Rather, think of these like like knolling or mise-en-place: ways to prepare your workspace so that you can iterate quickly without creating a tangled mess.
1. Build Components in Isolation First
It’s tempting to build features directly into the page where they’ll live. But this often leads to components that are entangled with their surroundings, making them hard to modify or reuse.
Build standalone components first, independent of where they’ll eventually go.
Think of it like designing a button in Figma before placing it in your mockups. You’re defining the component’s basic contract: what information does it need? What actions can it perform? What does it look like in different states?
This approach has three benefits:
- Your components stay flexible as you iterate—they don’t break when you change the context around them.

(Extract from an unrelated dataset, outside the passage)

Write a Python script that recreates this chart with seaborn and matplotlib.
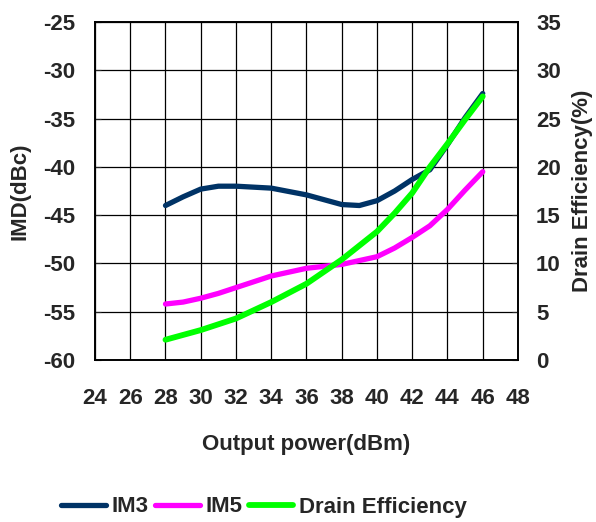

- When working with AI, you can refer to components by name and file path, making your instructions much more precise.
- You can easily test them in isolation. I like to make component sandbox pages where I can play with properties.
2. Separate Your Data from Your Interface
When your data and interface are mixed together, it’s hard to understand either one clearly. Changes become risky because you’re not sure what you’ll break.
Put your data in a separate file (like JSON) and create a “provider” component that loads it and makes it available to your interface.
This is similar to how you might create a content document separate from your design file. The structure of your information is independent from how it’s displayed.
The benefits:
- You understand your data structure before you commit to a visual design.
- You can change data or interface independently.
- You can easily test edge cases by creating variations of your data.
3. Use State Machines to Stay Organized
When you’re rapidly building something, it’s easy to end up with confusing code where you can’t tell what’s happening at any given moment. Is the form submitting? Has it already submitted? Is it showing an error? This is sometimes called “boolean soup” when states are overlapping and implicit.
State machines help you explicitly define all the possible states your interface can be in, and the rules for moving between them.
Think of it like a flow chart for your interface. Instead of having vague conditions scattered everywhere, you define:
- All possible states (loading, success, error, idle)
- What actions can happen in each state
- Where those actions lead
This is especially powerful when working with AI because it gives you precise vocabulary. Instead of saying “when it’s loading,” you can say “in the submitting state.” The AI understands exactly what you mean, and you both stay aligned as you iterate.
Wrapping up
These three principles create a foundation that’s easy to iterate on. They help you stay organized even when you’re moving fast, and they make it easier to communicate precisely with AI tools about what you want to build.
Zooming out, all of these approaches increase the specificity of language. They result in unambiguous terms and separated concerns, which makes prompting and context management more precise.